When their 8 weeks are up, they are loaded onto a truck, to be slaughtered, by Latino-American, and Mexican workers, who speak no English (the industry uses foreign workers specifically because they don't speak English. If they can't speak English, then they can't tell anyone about what's going on.), are treated badly, and are payed a small pension for their work.

And yet, by looking at those huge buildings, you might never guess that they had such a story behind their walls...

We Americans are so disconnected from our food source, that we can't even begin to imagine such a thing. To us, chicken looks like this:

It's in a nice, neat package, it shows a picture of rolling green hills and a red barn on the plastic, and the whole thing looks very different from how it was when it was alive. I think this is part of the reason why most Americans don't really care about the CAFO situation. They just see the finished product. It doesn't look like a real, clucking chicken with beady little eyes. It just looks like meat. Mentally, there is no connection.
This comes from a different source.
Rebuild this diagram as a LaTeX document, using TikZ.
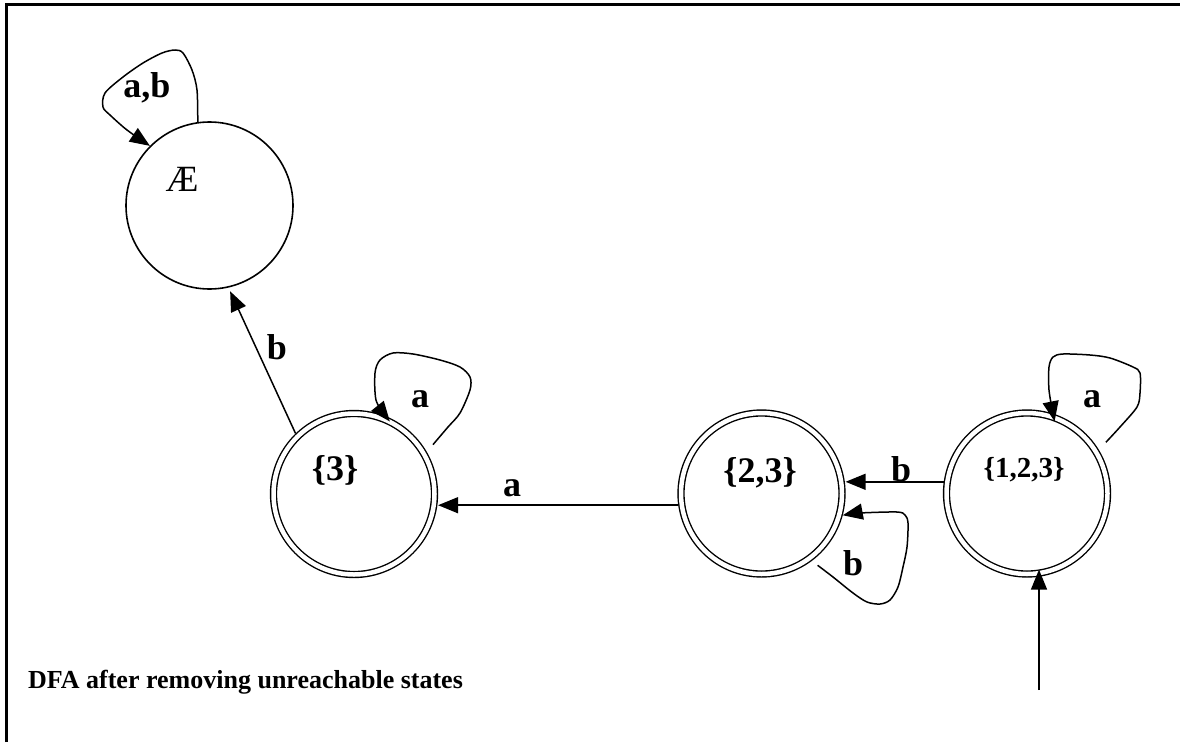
\documentclass[tikz,border=0pt]{standalone}
\usepackage{fontspec}
\setmainfont{Liberation Serif}
\usetikzlibrary{arrows.meta}

\tikzset{
  onestate/.style={circle, draw, line width=1.6pt, minimum size=167pt, inner sep=0pt, outer sep=0.8pt},
  twostate/.style={circle, draw, double, double distance=4.5pt, line width=1.4pt, minimum size=161pt, inner sep=0pt, outer sep=3.6pt},
  arr/.style={line width=1.5pt, -{Triangle[length=20pt,width=16pt]}},
  edgelab/.style={font=\fontsize{36}{42}\selectfont\bfseries, inner sep=0pt},
  statelab/.style={font=\fontsize{36}{42}\selectfont\bfseries, inner sep=0pt},
}

\begin{document}
\begin{tikzpicture}[x=1pt, y=-1pt]
  \useasboundingbox (0,0) rectangle (1180,742);
  \draw[line width=2.5pt] (6.5,742) -- (6.5,4.5) -- (1180,4.5);

  \node[onestate] (ae) at (209.5,205.5) {};
  \node[twostate] (s3) at (354,494) {};
  \node[twostate] (s23) at (761.5,493.5) {};
  \node[twostate] (s123) at (1027,493.5) {};

  % state names
  \node[font=\fontsize{37}{42}\selectfont, inner sep=0pt] (aename) at (182,179) {Æ};
  \node[statelab] (s3name) at (335,470) {\{3\}};
  \node[statelab] (s23name) at (760,473) {\{2,3\}};
  \node[statelab, font=\fontsize{29}{34}\selectfont\bfseries] (s123name) at (1024,470) {\{1,2,3\}};

  % transitions
  \draw[arr, shorten >=4pt] (s3.134) -- (ae.-77);
  \draw[arr] (s23.188) -- (s23.188 -| s3.east);
  \draw[arr] (s123.172) -- (s123.172 -| s23.east);

  % loops
  \coordinate (ael) at (ae.98);
  \draw[arr] plot[smooth] coordinates {(ael) (197,90) (192,70) (183,53) (175,50) (162,53) (143,63) (123,77) (105,93) (103,107) (110,115) (127,130) (ae.135)};
  \coordinate (s3l) at ([shift={(32:9pt)}]s3.32);
  \draw[arr, shorten >=-7pt] plot[smooth] coordinates {(s3l) (448,427) (460,413) (470,390) (470,377) (460,367) (440,360) (413,354) (393,353) (380,360) (375,373) (376,400) (s3.68)};
  \coordinate (s23l) at ([shift={(-52:7pt)}]s23.-52);
  \draw[arr] plot[smooth] coordinates {(s23l) (833,577) (853,593) (867,602) (880,604) (890,600) (898,587) (903,567) (907,547) (908,523) (905,515) (897,512) (860,513) (s23.-15)};
  \coordinate (s123l) at ([shift={(33:10pt)}]s123.33);
  \draw[arr, shorten >=-8pt] plot[smooth] coordinates {(s123l) (1120,427) (1137,407) (1140,393) (1140,373) (1133,367) (1110,358) (1090,355) (1063,354) (1053,357) (1049,367) (1049,390) (s123.72)};

  % start
  \coordinate (init) at (1039,690);
  \draw[arr, shorten >=-8pt] (init) -- (init |- s123.south);

  % labels
  \node[edgelab] (abl) at (147,88) {a,b};
  \node[edgelab] (bl1) at (277,347) {b};
  \node[edgelab] (al1) at (420,399) {a};
  \node[edgelab] (al2) at (512,488) {a};
  \node[edgelab] (bl2) at (901,469) {b};
  \node[edgelab] (bl3) at (853,563) {b};
  \node[edgelab] (al3) at (1092,399) {a};

  \node[anchor=base west, font=\fontsize{26}{31}\selectfont\bfseries, inner sep=0pt] (caption) at (28,688) {DFA after removing unreachable states};
\end{tikzpicture}
\end{document}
It just doesn't seem right that the industry can legally cram that many animals in one spot, pollute our water and air, and mistreat the workers, all for the sake of supplying us Americans with "cheap" food. Is our food truly "cheap", though? Is that low price tag really worth the end result that comes with CAFO meat? Tasteless, arsenic tainted meat that wears down the immune system; damaged agricultural land, from spreading animal waste on it; poor health of the workers, and the people who live near the factories; a miserable existence of the animals who are forced to live in cramped quarters.... All of that, for cheap food?
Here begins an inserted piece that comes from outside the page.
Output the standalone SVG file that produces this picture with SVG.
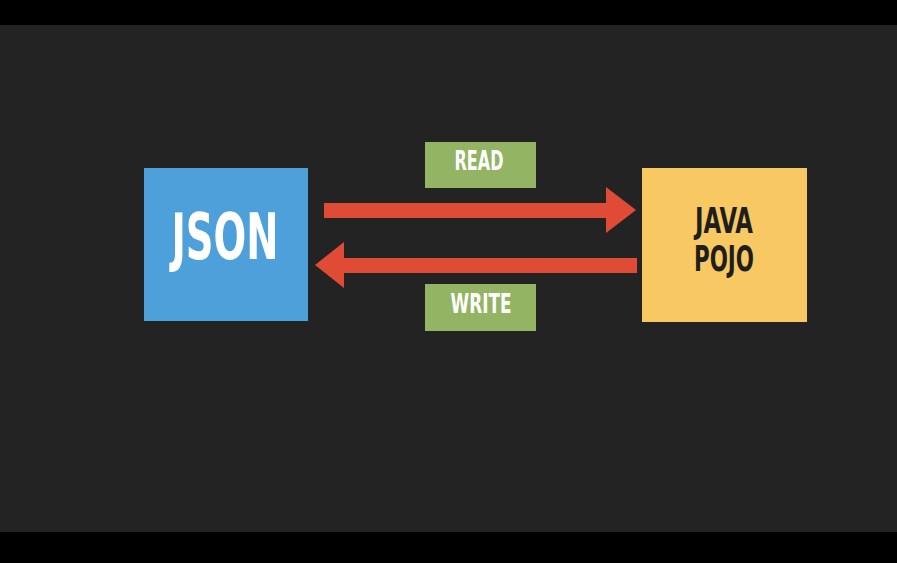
<svg xmlns="http://www.w3.org/2000/svg" width="897" height="563" viewBox="0 0 897 563">
<style>
.lbl{font-family:"DejaVu Sans Condensed","DejaVu Sans","Liberation Sans",sans-serif;font-weight:bold;text-anchor:middle}
.w{fill:#FFFFFF}
.d{fill:#1E1E1E}
.arrow{fill:#E04B35}
.tag{fill:#93B463}
</style>
<rect x="0" y="0" width="897" height="563" fill="#232323"/>
<rect x="0" y="0" width="897" height="25" fill="#000000"/>
<rect x="0" y="532" width="897" height="31" fill="#000000"/>
<g id="json">
<rect x="144" y="168" width="164" height="153" fill="#4EA0DB"/>
<text class="lbl w" x="225" y="259" font-size="64" textLength="107" lengthAdjust="spacingAndGlyphs">JSON</text>
</g>
<g id="pojo">
<rect x="642" y="168" width="165" height="154" fill="#F8C862"/>
<text class="lbl d" x="724" y="233" font-size="35" textLength="58" lengthAdjust="spacingAndGlyphs">JAVA</text>
<text class="lbl d" x="724" y="271" font-size="35" textLength="60" lengthAdjust="spacingAndGlyphs">POJO</text>
</g>
<g id="read">
<rect class="tag" x="425" y="142" width="111" height="46"/>
<text class="lbl w" x="479" y="170" font-size="26" textLength="49" lengthAdjust="spacingAndGlyphs">READ</text>
</g>
<g id="write">
<rect class="tag" x="425" y="284" width="111" height="47"/>
<text class="lbl w" x="481" y="313" font-size="26" textLength="61" lengthAdjust="spacingAndGlyphs">WRITE</text>
</g>
<g id="connectors">
<polygon class="arrow" points="324,203 606,203 606,187 636,210 606,233 606,218 324,218"/>
<polygon class="arrow" points="637,258 344,258 344,242 315,265 344,288 344,273 637,273"/>
</g>
</svg>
Does chicken taste like everything, or does everything taste like chicken? In all honesty, we shouldn't catch ourselves saying that something "tastes like chicken", but we do. I know I do. The food industry uses breeds of animals that grow quickly, not animals that taste good; and consequently, we are left with foods that really don't seem to have a flavor of their own. Our chicken is virtually tasteless, and our other meats are getting closer to being that way. Our food should be PACKED with flavor; it should have its own taste, and not leave you thinking that it tastes like chicken, if it isn't. The cause for this loss is they way they are being raised, (CAFO style) the feed they are fed, (corn, soy, dead cows, paper, chicken manure, etc.) as well as how they are harvested (we won't go there today), and stored. It all adds up to either a flavorful cut of meat, or a tasteless excuse for a cut of meat.
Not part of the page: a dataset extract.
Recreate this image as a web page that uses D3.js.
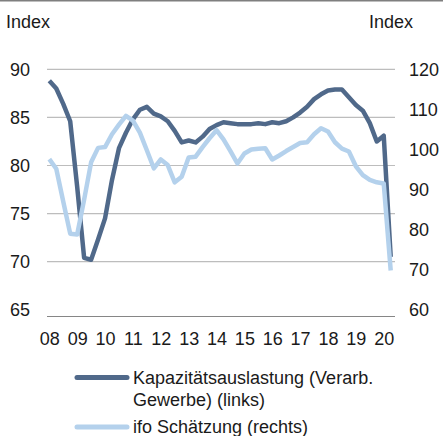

I'm not saying here that you are a bad person if you buy store bought chicken. What I am saying is that I think it's time that we Americans need to start taking on a little more responsibility with our food choices. There are multiple ways to get alternative, grass-fed meats. Local farmers are one way, or you can try Farmer's Markets, CSA's, Co-op's, Local Harvest.com, placing a 'wanted' ad in the newspaper, calling your local extension office, googling it on the internet.... It goes on, and on. Use your imagination! Sourcing you own food can be incredibly fun (and rewarding)!